9.
Neste estado, tudo se enriquece a partir de sua própria plenitude: o que se vê, o que se quer, se vê dilatado, cerrado, forte, sobrecarregado com a força. O homem que se encontra nesse estado transforma as coisas até elas refletirem sua potência: até elas serem o reflexo de sua perfeição. Este precisar- transformar em algo perfeito é - arte. Tudo mesmo o que ele não é, vem-a-ser apesar disto para ele prazer em si; na arte, o homem goza de si mesmo enquanto perfeição. Seria permitido cogitar-se um estado oposto, um específico movimento antiartístico dos instintos - um modo de ser que empobrece, estreita, que deixa todas as coisas tísicas. E, de fato, a história é rica em tais antiartistas, em tais esfomeados de vida: os quais por necessidade tomam as coisas ainda em si para debilitá-las, os quais precisam torná-las mais magras. Este é, por exemplo, o caso do genuíno cristão, citemos Pascal: um cristão que fosse ao mesmo tempo artista não existe... Que não se seja infantil e me lance ao rosto Rafael ou qualquer cristão homeopático do século dezanove: Rafael dizia sim, Rafael realizava a afirmação, logo Rafael não era de modo algum um cristão.
10.
Qual o significado dos conceitos opostos introduzidos por mim na estética, o apolíneo e o dionisíaco, ambos concebidos enquanto modos da embriaguez? - A embriaguez apolínea mantém antes de tudo o olhar excitado, de forma que ele recebe a força da visão. O pintor, o escultor, o poeta épico são visionários par excellence.

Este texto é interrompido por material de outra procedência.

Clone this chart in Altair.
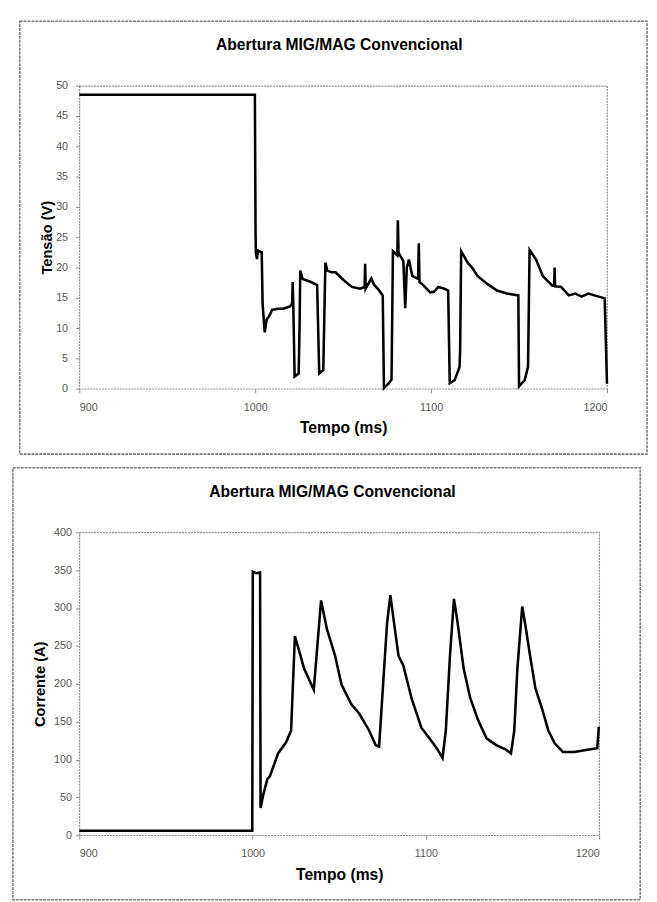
import altair as alt
import pandas as pd

TITLE = "Abertura MIG/MAG Convencional"

# Tensão (V) vs Tempo (ms)
volt_t = [900, 999.8, 1000.2, 1000.4, 1001, 1001.5, 1003.7, 1004.2, 1005.4, 1006.5, 1008, 1009.6,
          1013, 1016, 1020, 1021, 1021.3, 1021.6, 1022.4, 1024.7, 1025.2, 1025.6, 1027, 1031.7,
          1035.2, 1036.4, 1038.7, 1039.3, 1039.9, 1041, 1043.4, 1045.7, 1050.3, 1055, 1059.7,
          1062.2, 1062.5, 1062.8, 1066, 1067.5, 1070.2, 1072.5, 1073.2, 1076, 1077.5, 1078.3,
          1080.8, 1081.1, 1081.5, 1084.2, 1085.3, 1086.2, 1087.4, 1089.3, 1092.6, 1093.0, 1093.4,
          1094.8, 1099.5, 1101.6, 1104.1, 1107.5, 1109.7, 1110.6, 1113.4, 1116.2, 1116.5, 1117.1,
          1120.8, 1123.8, 1126.4, 1131.9, 1137.5, 1143, 1149.6, 1150, 1153.2, 1155.1,
          1156, 1159.7, 1163.5, 1166.9, 1169, 1170, 1170.2, 1170.5, 1173.9,
          1178.3, 1182, 1185.5, 1189.4, 1198.7, 1200]
volt_v = [48.5, 48.5, 25.5, 22.4, 21.4, 22.8, 22.5, 14.0, 9.3, 11.4, 12.0, 13.0,
          13.2, 13.2, 13.6, 14.1, 17.6, 14.5, 2.0, 2.5, 10.0, 19.5, 18.1, 17.6,
          17.1, 2.5, 3.1, 12.0, 20.8, 19.5, 19.2, 19.2, 17.9, 16.8, 16.5,
          16.8, 20.6, 16.5, 18.2, 17.2, 16.3, 15.4, 0.1, 0.9, 1.5, 22.7,
          22.0, 27.8, 22.4, 21.1, 13.3, 20.0, 21.3, 18.6, 18.1, 24.0, 17.6,
          17.3, 15.9, 16.0, 16.8, 16.5, 16.2, 0.9, 1.4, 3.6, 6.3, 22.7,
          20.8, 19.8, 18.6, 17.3, 16.2, 15.7, 15.4, 0.4, 1.4, 3.6,
          22.9, 21.3, 18.6, 17.6, 17.0, 17.0, 20.0, 16.9, 16.8,
          15.4, 15.7, 15.2, 15.7, 14.9, 0.8]

# Corrente (A) vs Tempo (ms)
curr_t = [900, 999.8, 1000.1, 1002, 1004.3, 1004.6, 1006.1, 1008.5, 1010, 1014.7, 1019.4, 1022.2,
          1024.4, 1026.9, 1029.7, 1035.3, 1039.5, 1042.9, 1047.6, 1051.3, 1057, 1061.7, 1067.3,
          1071, 1073, 1074.8, 1077.6, 1079.5, 1081.4, 1084.2, 1087, 1091.7, 1097.4, 1103,
          1106.8, 1109.6, 1111.5, 1113.9, 1116.2, 1118.1, 1121.8, 1125.6, 1130.3, 1135, 1140.6,
          1146.2, 1149.1, 1151, 1152.8, 1155.6, 1157.5, 1160.4, 1163.2, 1166.9, 1170.7, 1174.4,
          1179.1, 1185.7, 1193.2, 1198.9, 1199.8]
curr_a = [6, 6, 348, 346, 347, 36, 53, 74, 78, 108, 123, 138,
          263, 243, 220, 192, 310, 272, 237, 199, 173, 160, 138,
          119, 117, 181, 280, 317, 284, 237, 224, 181, 142, 125,
          113, 102, 138, 237, 312, 284, 220, 181, 151, 128, 119,
          113, 108, 138, 220, 302, 276, 233, 194, 168, 138, 121,
          110, 110, 113, 115, 143]

x_ticks = [900, 1000, 1100, 1200]
volt_ticks = list(range(0, 51, 5))
curr_ticks = list(range(0, 401, 50))

volt_df = pd.DataFrame({"t": volt_t, "v": volt_v, "i": range(len(volt_t))})
curr_df = pd.DataFrame({"t": curr_t, "v": curr_a, "i": range(len(curr_t))})

LABEL_FONT = "Liberation Sans"
GRAY = "#8a8a8a"


def panel(df, ymax, yticks, ytitle, w, h, border, title_xy, lab_pad, title_pad):
    x_axis = alt.Axis(values=x_ticks, format="d", title="Tempo (ms)", tickSize=4,
                      labelPadding=9, titlePadding=8, domain=False, grid=False,
                      tickColor=GRAY, labelColor="#555", labelFont=LABEL_FONT, labelFontSize=11,
                      titleFont=LABEL_FONT, titleFontSize=16, titleFontWeight="bold",
                      titleColor="black")
    y_axis = alt.Axis(values=yticks, format="d", title=ytitle, tickSize=4,
                      labelPadding=lab_pad, titlePadding=title_pad, domain=False, grid=False,
                      tickColor=GRAY, labelColor="#555", labelFont=LABEL_FONT, labelFontSize=11,
                      titleFont=LABEL_FONT, titleFontSize=15, titleFontWeight="bold",
                      titleColor="black")
    line = alt.Chart(df).mark_line(color="black", strokeWidth=2.6, strokeJoin="miter").encode(
        x=alt.X("t:Q", scale=alt.Scale(domain=[900, 1200], nice=False, zero=False), axis=x_axis),
        y=alt.Y("v:Q", scale=alt.Scale(domain=[0, ymax], nice=False), axis=y_axis),
        order="i:Q",
    )
    one = pd.DataFrame({"title": [TITLE]})
    bx1, bx2, by1, by2 = border
    rect = alt.Chart(one).mark_rect(fillOpacity=0, stroke="#7a7a7a", strokeWidth=1.6,
                                    strokeDash=[3, 1]).encode(
        x=alt.value(bx1), x2=alt.value(bx2), y=alt.value(by1), y2=alt.value(by2))
    ttl = alt.Chart(one).mark_text(font=LABEL_FONT, fontSize=16, fontWeight="bold",
                                   color="black", baseline="middle", align="center").encode(
        text="title:N", x=alt.value(title_xy[0]), y=alt.value(title_xy[1]))
    return alt.layer(rect, ttl, line).properties(width=w, height=h)


top = panel(volt_df, 50, volt_ticks, "Tensão (V)", 540, 310,
            (-61, 581, -66, 377), (266, -42), 8, 1)
bottom = panel(curr_df, 400, curr_ticks, "Corrente (A)", 532, 310,
               (-68, 574, -66, 376), (259, -41), 4, 6)

chart = alt.concat(top, bottom, columns=1, spacing=10, align="none").properties(
    padding={"left": 3, "top": 1, "right": 0, "bottom": 0}
).configure_view(stroke=GRAY, strokeDash=[2, 1], strokeWidth=1.2)

chart.save("out.html", embed_options={"renderer": "svg", "actions": False})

Na instância dionisíaca, ao contrário, o sistema conjunto de afetos é que está excitado e elevado: de modo que ele descarrega de uma vez só todos os seus meios de expressão e lança para fora ao mesmo tempo a força de apresentação, de reprodução, de transfiguração, de transformação, bem como de todo o tipo de mímica e teatralidade.